Israel has stepped up psychological pressure on southern Lebanon in recent weeks, dropping warning leaflets over border villages, publishing maps of targeted areas and carrying out intensified airstrikes that in some cases hit residential buildings.
Residents and analysts say the strategy is aimed at isolating Hezbollah from its local support base by shifting the cost of its military activity onto civilians.
On Saturday, Israeli drones scattered leaflets over the village of Mais al-Jabal urging residents not to rent homes to Hezbollah or cooperate with the group.
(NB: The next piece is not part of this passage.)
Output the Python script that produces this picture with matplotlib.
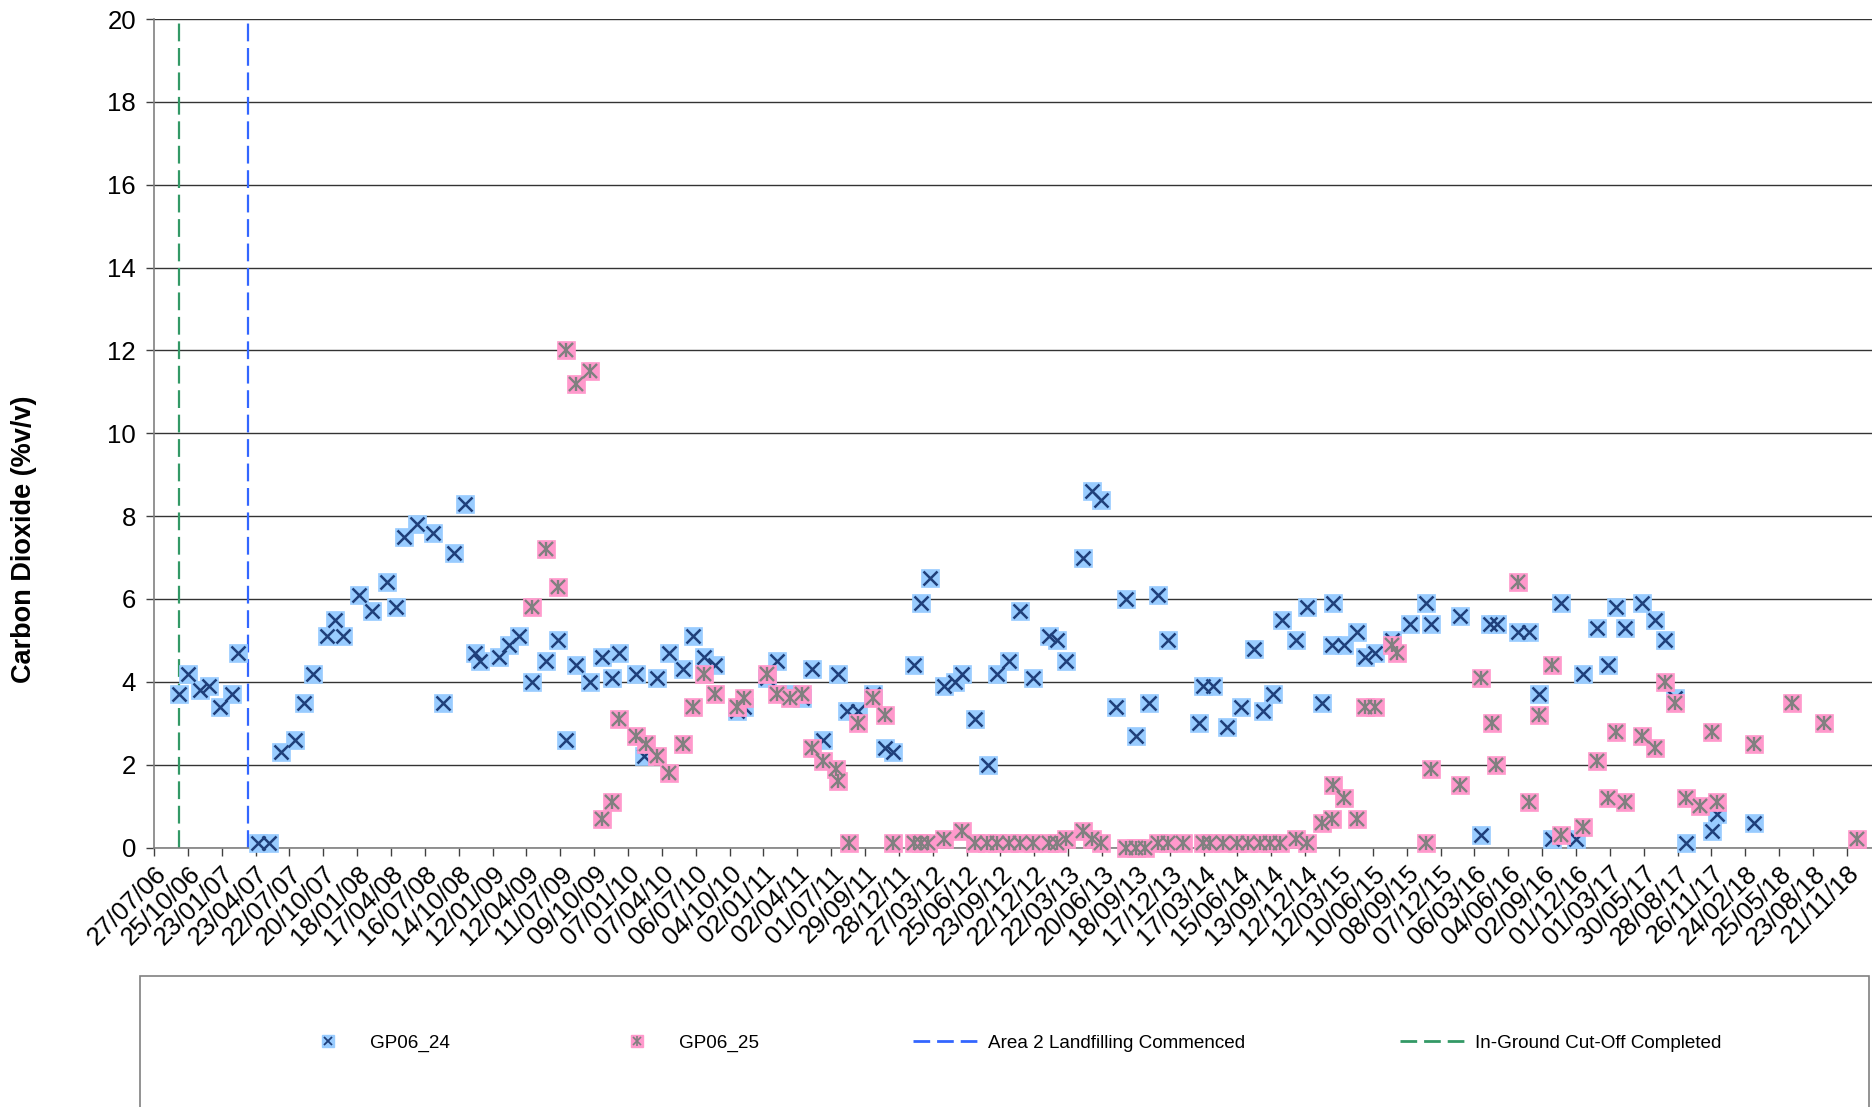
import pandas as pd
import matplotlib
matplotlib.use("Agg")
import matplotlib.pyplot as plt
import matplotlib.dates as mdates
from matplotlib.lines import Line2D
from matplotlib.patches import Rectangle

plt.rcParams['font.family'] = ['Liberation Sans', 'DejaVu Sans']

# sampling dates are given as days after 27/07/06 (first axis label)
START = pd.Timestamp('2006-07-27')

gp24_day = [65, 89, 122, 145, 175, 207, 224, 277, 306, 337, 375, 399, 423, 459, 481,
            503, 545, 580, 620, 642, 665, 698, 742, 769, 797, 826, 853, 866, 918, 943,
            971, 1006, 1041, 1075, 1096, 1121, 1159, 1190, 1217, 1236, 1282, 1303, 1336,
            1370, 1406, 1434, 1463, 1492, 1549, 1567, 1629, 1657, 1691, 1722, 1748, 1779,
            1817, 1843, 1872, 1910, 1943, 1965, 2020, 2038, 2063, 2100, 2129, 2147, 2182,
            2218, 2242, 2273, 2302, 2336, 2379, 2400, 2424, 2469, 2493, 2517, 2556, 2584,
            2610, 2646, 2668, 2695, 2778, 2789, 2814, 2853, 2890, 2925, 2947, 2974, 2998,
            3037, 3064, 3106, 3132, 3135, 3163, 3197, 3219, 3247, 3290, 3339, 3382, 3394,
            3472, 3527, 3552, 3571, 3625, 3656, 3682, 3716, 3740, 3780, 3800, 3835, 3865,
            3886, 3911, 3956, 3990, 4017, 4044, 4073, 4141, 4156, 4254]
gp24_co2 = [3.7, 4.2, 3.8, 3.9, 3.4, 3.7, 4.7, 0.1, 0.1, 2.3, 2.6, 3.5, 4.2, 5.1, 5.5,
            5.1, 6.1, 5.7, 6.4, 5.8, 7.5, 7.8, 7.6, 3.5, 7.1, 8.3, 4.7, 4.5, 4.6, 4.9,
            5.1, 4.0, 4.5, 5.0, 2.6, 4.4, 4.0, 4.6, 4.1, 4.7, 4.2, 2.2, 4.1,
            4.7, 4.3, 5.1, 4.6, 4.4, 3.3, 3.4, 4.1, 4.5, 3.7, 3.6, 4.3, 2.6,
            4.2, 3.3, 3.3, 3.7, 2.4, 2.3, 4.4, 5.9, 6.5, 3.9, 4.0, 4.2, 3.1,
            2.0, 4.2, 4.5, 5.7, 4.1, 5.1, 5.0, 4.5, 7.0, 8.6, 8.4, 3.4, 6.0,
            2.7, 3.5, 6.1, 5.0, 3.0, 3.9, 3.9, 2.9, 3.4, 4.8, 3.3, 3.7, 5.5,
            5.0, 5.8, 3.5, 4.9, 5.9, 4.9, 5.2, 4.6, 4.7, 5.0, 5.4, 5.9, 5.4,
            5.6, 0.3, 5.4, 5.4, 5.2, 5.2, 3.7, 0.2, 5.9, 0.2, 4.2, 5.3, 4.4,
            5.8, 5.3, 5.9, 5.5, 5.0, 3.6, 0.1, 0.4, 0.8, 0.6]

gp25_day = [1006, 1041, 1075, 1096, 1121, 1159, 1190, 1217, 1236, 1282, 1308, 1336, 1370,
            1406, 1434, 1463, 1492, 1549, 1567, 1629, 1657, 1691, 1722, 1748, 1779, 1812,
            1817, 1848, 1872, 1910, 1943, 1965, 2020, 2038, 2058, 2100, 2147, 2182, 2213,
            2242, 2273, 2302, 2336, 2379, 2400, 2424, 2469, 2493, 2517, 2584, 2610, 2634,
            2668, 2695, 2735, 2789, 2807, 2843, 2878, 2909, 2940, 2967, 2993, 3037, 3064,
            3106, 3132, 3135, 3163, 3197, 3219, 3247, 3290, 3305, 3382, 3394, 3472, 3527,
            3556, 3568, 3625, 3656, 3682, 3716, 3740, 3800, 3835, 3865, 3886, 3911, 3956,
            3990, 4017, 4044, 4073, 4110, 4141, 4156, 4254, 4354, 4440, 4528]
gp25_co2 = [5.8, 7.2, 6.3, 12.0, 11.2, 11.5, 0.7, 1.1, 3.1, 2.7, 2.5, 2.2, 1.8,
            2.5, 3.4, 4.2, 3.7, 3.4, 3.6, 4.2, 3.7, 3.6, 3.7, 2.4, 2.1, 1.9,
            1.6, 0.1, 3.0, 3.6, 3.2, 0.1, 0.1, 0.1, 0.1, 0.2, 0.4, 0.1, 0.1,
            0.1, 0.1, 0.1, 0.1, 0.1, 0.1, 0.2, 0.4, 0.2, 0.1, 0.0, 0.0, 0.0,
            0.1, 0.1, 0.1, 0.1, 0.1, 0.1, 0.1, 0.1, 0.1, 0.1, 0.1, 0.2, 0.1,
            0.6, 0.7, 1.5, 1.2, 0.7, 3.4, 3.4, 4.9, 4.7, 0.1, 1.9, 1.5, 4.1,
            3.0, 2.0, 6.4, 1.1, 3.2, 4.4, 0.3, 0.5, 2.1, 1.2, 2.8, 1.1, 2.7,
            2.4, 4.0, 3.5, 1.2, 1.0, 2.8, 1.1, 2.5, 3.5, 3.0, 0.2]

cutoff_date = pd.Timestamp('2006-10-01')
landfill_date = pd.Timestamp('2007-04-02')

tick_dates = pd.date_range(START, periods=51, freq='90D')

d24 = START + pd.to_timedelta(gp24_day, unit='D')
d25 = START + pd.to_timedelta(gp25_day, unit='D')

fig = plt.figure(figsize=(18.72, 11.07), dpi=100)
ax = fig.add_axes([0.0823, 0.2344, 0.9177, 0.7484])

blue_fill, blue_mark = '#99CCFF', '#1F3F7A'
pink_fill, pink_mark = '#FF99CC', '#808080'

ax.plot(d24, gp24_co2, ls='none', marker='s', ms=12.5, mfc=blue_fill, mec=blue_fill,
        mew=0.5, clip_on=False, zorder=3)
ax.plot(d24, gp24_co2, ls='none', marker='x', ms=9.5, mew=1.8, color=blue_mark,
        clip_on=False, zorder=3)
ax.plot(d25, gp25_co2, ls='none', marker='s', ms=12.5, mfc=pink_fill, mec=pink_fill,
        mew=0.5, clip_on=False, zorder=4)
ax.plot(d25, gp25_co2, ls='none', marker='x', ms=9.5, mew=1.7, color=pink_mark,
        clip_on=False, zorder=4)
ax.plot(d25, gp25_co2, ls='none', marker='|', ms=10.5, mew=1.7, color=pink_mark,
        clip_on=False, zorder=4)

ax.axvline(cutoff_date, color='#339966', lw=1.6, dashes=(8, 3), zorder=2)
ax.axvline(landfill_date, color='#3366FF', lw=1.6, dashes=(8, 3), zorder=2)

ax.set_xlim(START, START + pd.Timedelta(days=4567))
ax.set_ylim(0, 20)
ax.set_yticks(range(0, 21, 2))
ax.set_xticks(tick_dates)
ax.xaxis.set_major_formatter(mdates.DateFormatter('%d/%m/%y'))
ax.grid(axis='y', color='#333333', lw=1.0)
ax.set_axisbelow(True)

for s in ['top', 'right']:
    ax.spines[s].set_visible(False)
for s in ['left', 'bottom']:
    ax.spines[s].set_color('#808080')
    ax.spines[s].set_linewidth(1.2)

ax.tick_params(axis='y', length=6, width=1, color='#404040', pad=7, labelsize=18.5)
ax.tick_params(axis='x', length=6, width=1, color='#404040', pad=4, labelsize=18.5)
for lab in ax.get_xticklabels():
    lab.set_rotation(45)
    lab.set_ha('right')
    lab.set_va('top')
    lab.set_rotation_mode('anchor')

fig.text(24 / 1872, 1 - 539 / 1107, 'Carbon Dioxide (%v/v)', rotation=90,
         fontsize=19.5, fontweight='bold', ha='center', va='center')

# legend box along the bottom
fig.patches.append(Rectangle((140 / 1872, -0.05), 1729 / 1872, 0.05 + 1 - 976 / 1107,
                             transform=fig.transFigure, fill=False, ec='#808080', lw=1.2))

h24 = (Line2D([], [], ls='none', marker='s', ms=8, mfc=blue_fill, mec=blue_fill),
       Line2D([], [], ls='none', marker='x', ms=6, mew=1.3, color=blue_mark))
h25 = (Line2D([], [], ls='none', marker='s', ms=8, mfc=pink_fill, mec=pink_fill),
       Line2D([], [], ls='none', marker='x', ms=6, mew=1.2, color=pink_mark),
       Line2D([], [], ls='none', marker='|', ms=6.5, mew=1.2, color=pink_mark))
hl = Line2D([], [], color='#3366FF', lw=2, dashes=(6, 2.5))
hg = Line2D([], [], color='#339966', lw=2, dashes=(6, 2.5))
fig.legend([h24, h25, hl, hg],
           ['GP06_24', 'GP06_25', 'Area 2 Landfilling Commenced', 'In-Ground Cut-Off Completed'],
           loc='center left', bbox_to_anchor=(294 / 1872, 1 - 1043 / 1107), ncol=4,
           frameon=False, fontsize=13.6, handlelength=3.6, handletextpad=0.4,
           columnspacing=8.15, borderpad=0, borderaxespad=0)

fig.savefig('out.png', dpi=100)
The warnings coincided with a surge in air raids on Hezbollah positions, military sites and areas where civilians live. Within days, Israeli strikes stretched from Nabatieh in the south to Baalbek in the east, culminating in direct evacuation orders for residential buildings.
“The message is clear: keep away from Hezbollah or risk paying the price,” said retired Lebanese brigadier general Khalil Helou. He told Asharq Al-Awsat that Israel was moving from targeting commanders and weapons depots to striking civilian neighborhoods, citing recent leaflets over Mais al-Jabal, Debbeen and Kfar Tebnit.
Helou said the campaign seeks to enforce an informal buffer zone of 3 to 4 km inside Lebanon’s border without deploying troops, by pressuring residents not to return to their homes or rent them to Hezbollah members. Such a strategy, he said, aims to deprive Hezbollah of cover for launching Kornet anti-tank missiles, which have inflicted heavy Israeli losses and remain hard to intercept by Iron Dome defenses.
He noted that while Israel has long tried propaganda to drive a wedge between Hezbollah and its support base, the new factor is the combination of psychological warnings with airstrikes on homes. “The immediate goal is to create a social rift and push people to view Hezbollah as a burden, though its support base remains cohesive out of a perceived need for protection,” Helou said.
The airstrikes themselves have grown more destructive, with Israeli jets dropping 500-kg bombs on residential buildings. Analysts say this is meant both to terrify Hezbollah’s community by hitting the heart of civilian neighborhoods and to signal that any infrastructure suspected of military use will be targeted.
Helou said the escalation is carefully timed, coinciding with the anniversary of the assassination of Hezbollah’s former leader Hassan Nasrallah and with the UN General Assembly in New York, where Lebanon’s delegation is present. “Israel wants Lebanon raised as a security threat in international forums,” he said.
Still, he and other analysts downplayed the prospect of an imminent ground war. “What we are seeing is not preparation for a full-scale invasion but a continuation of a long war of attrition,” Helou said. He noted that any major ground operation would require at least two weeks of military build-up, while Israel is still bogged down in Gaza.